Make an exact copy of all the material below, apart from the pictures.

==*==

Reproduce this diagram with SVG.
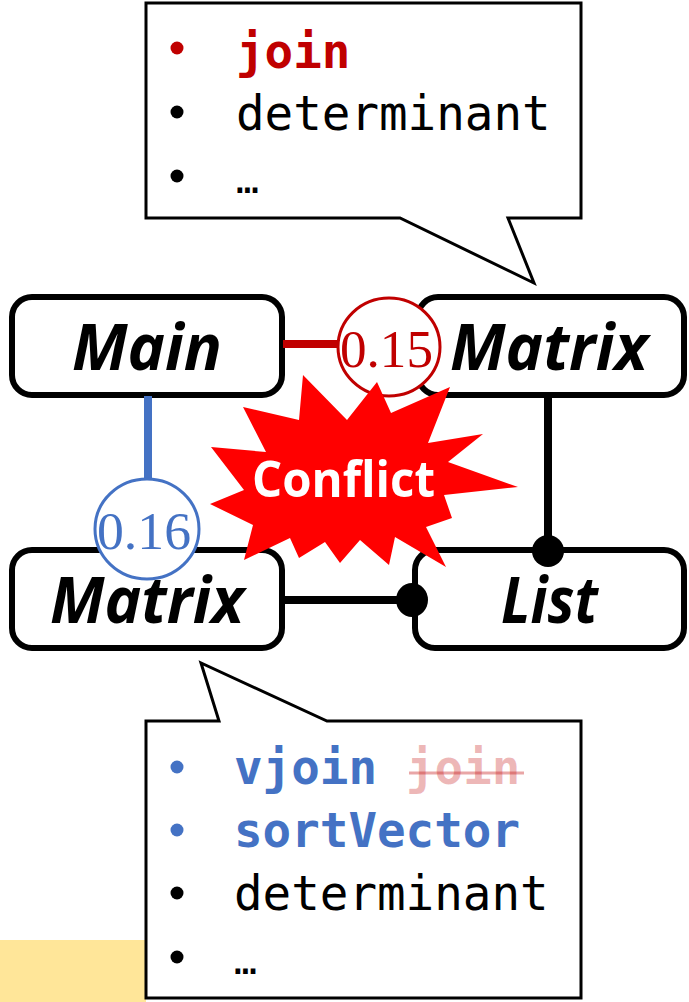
<svg xmlns="http://www.w3.org/2000/svg" width="689" height="1002" viewBox="0 0 689 1002">
  <style>
    .box { fill: #ffffff; stroke: #000000; stroke-width: 6; }
    .label { font-family: "Open Sans", "Liberation Sans", sans-serif; font-weight: 700; font-style: italic; font-size: 64px; fill: #000000; }
    .callout { fill: #ffffff; stroke: #000000; stroke-width: 3; stroke-linejoin: miter; }
    .code { font-family: "DejaVu Sans Mono", "Liberation Mono", monospace; font-size: 47.5px; fill: #000000; }
    .dots { font-size: 38px; }
    .bold { font-weight: 700; }
    .red { fill: #C00000; }
    .blue { fill: #4472C4; }
    .removed { fill: #C00000; fill-opacity: 0.28; }
    .weight { font-family: "Liberation Serif", "DejaVu Serif", serif; font-size: 52px; }
    .link { stroke-width: 8; fill: none; }
  </style>

  <!-- yellow highlight strip bottom-left -->
  <rect x="0" y="940" width="146" height="62" fill="#FFE699"/>

  <!-- callout above the upper Matrix class -->
  <g id="callout-top">
    <polygon class="callout" points="146,3 581,3 581,218 508,218 534,283 400,218 146,218"/>
    <circle cx="177" cy="48" r="6.5" fill="#C00000"/>
    <text class="code bold red" x="236" y="68">join</text>
    <circle cx="177" cy="112" r="6.5" fill="#000000"/>
    <text class="code" x="236" y="130">determinant</text>
    <circle cx="177" cy="176" r="6.5" fill="#000000"/>
    <text class="code dots" x="236" y="193">…</text>
  </g>

  <!-- callout below the lower Matrix class -->
  <g id="callout-bottom">
    <polygon class="callout" points="146,721 219,721 201,663 327,721 581,721 581,998 146,998"/>
    <circle cx="177" cy="767" r="6.5" fill="#4472C4"/>
    <text class="code bold blue" x="234" y="784">vjoin</text>
    <text class="code bold removed" x="406" y="784">join</text>
    <line x1="409" y1="773" x2="524" y2="773" stroke="#C00000" stroke-opacity="0.35" stroke-width="3"/>
    <circle cx="177" cy="830" r="6.5" fill="#4472C4"/>
    <text class="code bold blue" x="234" y="847">sortVector</text>
    <circle cx="177" cy="893" r="6.5" fill="#000000"/>
    <text class="code" x="234" y="910">determinant</text>
    <circle cx="177" cy="957" r="6.5" fill="#000000"/>
    <text class="code dots" x="234" y="974">…</text>
  </g>

  <!-- class nodes -->
  <g id="node-main">
    <rect class="box" x="12" y="297" width="270" height="98" rx="20"/>
    <text class="label" x="72" y="370" textLength="150" lengthAdjust="spacingAndGlyphs">Main</text>
  </g>
  <g id="node-matrix-top">
    <rect class="box" x="418" y="297" width="266" height="98" rx="20"/>
    <text class="label" x="450" y="370" textLength="198" lengthAdjust="spacingAndGlyphs">Matrix</text>
  </g>
  <g id="node-matrix-bottom">
    <rect class="box" x="12" y="550" width="270" height="98" rx="20"/>
    <text class="label" x="50" y="623" textLength="194" lengthAdjust="spacingAndGlyphs">Matrix</text>
  </g>
  <g id="node-list">
    <rect class="box" x="415" y="550" width="269" height="98" rx="20"/>
    <text class="label" x="501" y="623" textLength="97" lengthAdjust="spacingAndGlyphs">List</text>
  </g>

  <!-- dependencies and their weights -->
  <g id="connectors">
    <line class="link" x1="283" y1="344" x2="340" y2="344" stroke="#C00000"/>
    <line class="link" x1="148" y1="396" x2="148" y2="480" stroke="#4472C4"/>
    <line class="link" x1="548" y1="396" x2="548" y2="550" stroke="#000000"/>
    <ellipse cx="548" cy="551" rx="16" ry="16" fill="#000000"/>
    <line class="link" x1="283" y1="600" x2="412" y2="600" stroke="#000000"/>
    <ellipse cx="412" cy="600" rx="16" ry="17" fill="#000000"/>

    <ellipse cx="389" cy="347" rx="51" ry="49" fill="#ffffff" stroke="#C00000" stroke-width="3"/>
    <text class="weight" x="340" y="367" textLength="93" lengthAdjust="spacingAndGlyphs" fill="#C00000">0.15</text>

    <ellipse cx="147" cy="529" rx="52" ry="50" fill="#ffffff" stroke="#4472C4" stroke-width="3"/>
    <text class="weight" x="97" y="549" textLength="94" lengthAdjust="spacingAndGlyphs" fill="#4472C4">0.16</text>
  </g>

  <!-- conflict burst -->
  <g id="conflict">
    <polygon fill="#FF0000" points="243,407 299,420 303,375 347,420 377,382 391,413 450,387 428,443 483,434 448,462 518,487 444,495 452,518 426,527 446,567 395,537 389,565 360,540 340,563 325,542 299,558 290,538 244,560 253,525 210,504 244,490 211,447 266,452"/>
    <text x="252" y="497" textLength="183" lengthAdjust="spacingAndGlyphs" font-family="Open Sans, Liberation Sans, sans-serif" font-weight="700" font-size="51" fill="#ffffff">Conflict</text>
  </g>
</svg>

==*==

Task result:
Reproduce this diagram with SVG.
<svg xmlns="http://www.w3.org/2000/svg" width="689" height="1002" viewBox="0 0 689 1002">
  <style>
    .box { fill: #ffffff; stroke: #000000; stroke-width: 6; }
    .label { font-family: "Open Sans", "Liberation Sans", sans-serif; font-weight: 700; font-style: italic; font-size: 64px; fill: #000000; }
    .callout { fill: #ffffff; stroke: #000000; stroke-width: 3; stroke-linejoin: miter; }
    .code { font-family: "DejaVu Sans Mono", "Liberation Mono", monospace; font-size: 47.5px; fill: #000000; }
    .dots { font-size: 38px; }
    .bold { font-weight: 700; }
    .red { fill: #C00000; }
    .blue { fill: #4472C4; }
    .removed { fill: #C00000; fill-opacity: 0.28; }
    .weight { font-family: "Liberation Serif", "DejaVu Serif", serif; font-size: 52px; }
    .link { stroke-width: 8; fill: none; }
  </style>

  <!-- yellow highlight strip bottom-left -->
  <rect x="0" y="940" width="146" height="62" fill="#FFE699"/>

  <!-- callout above the upper Matrix class -->
  <g id="callout-top">
    <polygon class="callout" points="146,3 581,3 581,218 508,218 534,283 400,218 146,218"/>
    <circle cx="177" cy="48" r="6.5" fill="#C00000"/>
    <text class="code bold red" x="236" y="68">join</text>
    <circle cx="177" cy="112" r="6.5" fill="#000000"/>
    <text class="code" x="236" y="130">determinant</text>
    <circle cx="177" cy="176" r="6.5" fill="#000000"/>
    <text class="code dots" x="236" y="193">…</text>
  </g>

  <!-- callout below the lower Matrix class -->
  <g id="callout-bottom">
    <polygon class="callout" points="146,721 219,721 201,663 327,721 581,721 581,998 146,998"/>
    <circle cx="177" cy="767" r="6.5" fill="#4472C4"/>
    <text class="code bold blue" x="234" y="784">vjoin</text>
    <text class="code bold removed" x="406" y="784">join</text>
    <line x1="409" y1="773" x2="524" y2="773" stroke="#C00000" stroke-opacity="0.35" stroke-width="3"/>
    <circle cx="177" cy="830" r="6.5" fill="#4472C4"/>
    <text class="code bold blue" x="234" y="847">sortVector</text>
    <circle cx="177" cy="893" r="6.5" fill="#000000"/>
    <text class="code" x="234" y="910">determinant</text>
    <circle cx="177" cy="957" r="6.5" fill="#000000"/>
    <text class="code dots" x="234" y="974">…</text>
  </g>

  <!-- class nodes -->
  <g id="node-main">
    <rect class="box" x="12" y="297" width="270" height="98" rx="20"/>
    <text class="label" x="72" y="370" textLength="150" lengthAdjust="spacingAndGlyphs">Main</text>
  </g>
  <g id="node-matrix-top">
    <rect class="box" x="418" y="297" width="266" height="98" rx="20"/>
    <text class="label" x="450" y="370" textLength="198" lengthAdjust="spacingAndGlyphs">Matrix</text>
  </g>
  <g id="node-matrix-bottom">
    <rect class="box" x="12" y="550" width="270" height="98" rx="20"/>
    <text class="label" x="50" y="623" textLength="194" lengthAdjust="spacingAndGlyphs">Matrix</text>
  </g>
  <g id="node-list">
    <rect class="box" x="415" y="550" width="269" height="98" rx="20"/>
    <text class="label" x="501" y="623" textLength="97" lengthAdjust="spacingAndGlyphs">List</text>
  </g>

  <!-- dependencies and their weights -->
  <g id="connectors">
    <line class="link" x1="283" y1="344" x2="340" y2="344" stroke="#C00000"/>
    <line class="link" x1="148" y1="396" x2="148" y2="480" stroke="#4472C4"/>
    <line class="link" x1="548" y1="396" x2="548" y2="550" stroke="#000000"/>
    <ellipse cx="548" cy="551" rx="16" ry="16" fill="#000000"/>
    <line class="link" x1="283" y1="600" x2="412" y2="600" stroke="#000000"/>
    <ellipse cx="412" cy="600" rx="16" ry="17" fill="#000000"/>

    <ellipse cx="389" cy="347" rx="51" ry="49" fill="#ffffff" stroke="#C00000" stroke-width="3"/>
    <text class="weight" x="340" y="367" textLength="93" lengthAdjust="spacingAndGlyphs" fill="#C00000">0.15</text>

    <ellipse cx="147" cy="529" rx="52" ry="50" fill="#ffffff" stroke="#4472C4" stroke-width="3"/>
    <text class="weight" x="97" y="549" textLength="94" lengthAdjust="spacingAndGlyphs" fill="#4472C4">0.16</text>
  </g>

  <!-- conflict burst -->
  <g id="conflict">
    <polygon fill="#FF0000" points="243,407 299,420 303,375 347,420 377,382 391,413 450,387 428,443 483,434 448,462 518,487 444,495 452,518 426,527 446,567 395,537 389,565 360,540 340,563 325,542 299,558 290,538 244,560 253,525 210,504 244,490 211,447 266,452"/>
    <text x="252" y="497" textLength="183" lengthAdjust="spacingAndGlyphs" font-family="Open Sans, Liberation Sans, sans-serif" font-weight="700" font-size="51" fill="#ffffff">Conflict</text>
  </g>
</svg>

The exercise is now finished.